I’ve mentioned countless times in this blog that Toast Box has been my go-to restaurant for Singaporean fare. For this visit, I ordered the Hainanese Chicken Chops Rice and a full Kaya Toast Set with Cold Teh Tarik. I liked the crispy chicken skin that came with the chops, as it was flavorful enough to stand alone as a viand. Occasional sips of the clear soup that came with the meal cleaned the palate for the next bite. I mixed the ginger, chili, and kecap manis (sweet soy sauce) with the rice, with good results. The kaya toast dipped in soft-boiled egg with soy sauce and black pepper, alongside the cold milk tea, capped off my meal with something sweet.
CoCo Ichibanya is my preferred fix whenever I crave fiery Japanese curry. The chain’s Pork Cutlet and Vegetables Curry is memorable, since I first tried it with my former partner. I relive the particular moment when we ate at their Estancia Mall branch whenever I take a bite of the curry rice, meat, and vegetables in equal amounts. The katsu may not be on par with Yabu or any other high-end joint, but it’s filling enough to go with the curry. Another recent discovery is the Cream Croquette and Scrambled Egg Curry, which works whenever I do not feel like eating meat at all. The creamy scrambled egg and crispy yet soft cream croquette only intensify the curry’s warmth. Perfect with fukujinzuke (radish and lotus root pickles!)

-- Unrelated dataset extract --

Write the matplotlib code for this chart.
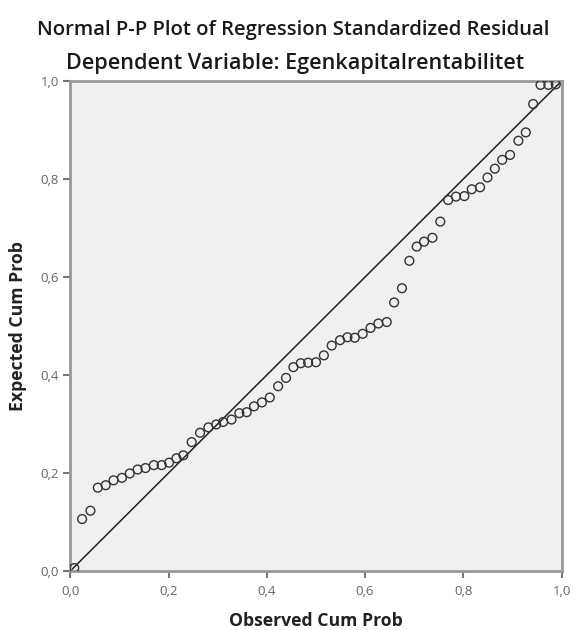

Philippine brioche topped with sugar and cheese (locally called ensaymada), paired with hot chocolate, is a classic comfort food dating back from the Spanish era. Cafe Mary Grace brings this timeless pair to a whole new level. The ensaymada has the perfect sweet-salty taste from the cheese and sugar topping. It is best to have the brioche grilled first before eating, so the toppings form a shiny, golden crust. Meanwhile, the hot chocolate is so thick – you could dip churros in it. Despite the consistency, the dark earthy flavor of cacao stands out. What I usually do is add small amounts of water at a time, stirring afterwards. That way, the hot chocolate thins out to a more drinkable consistency.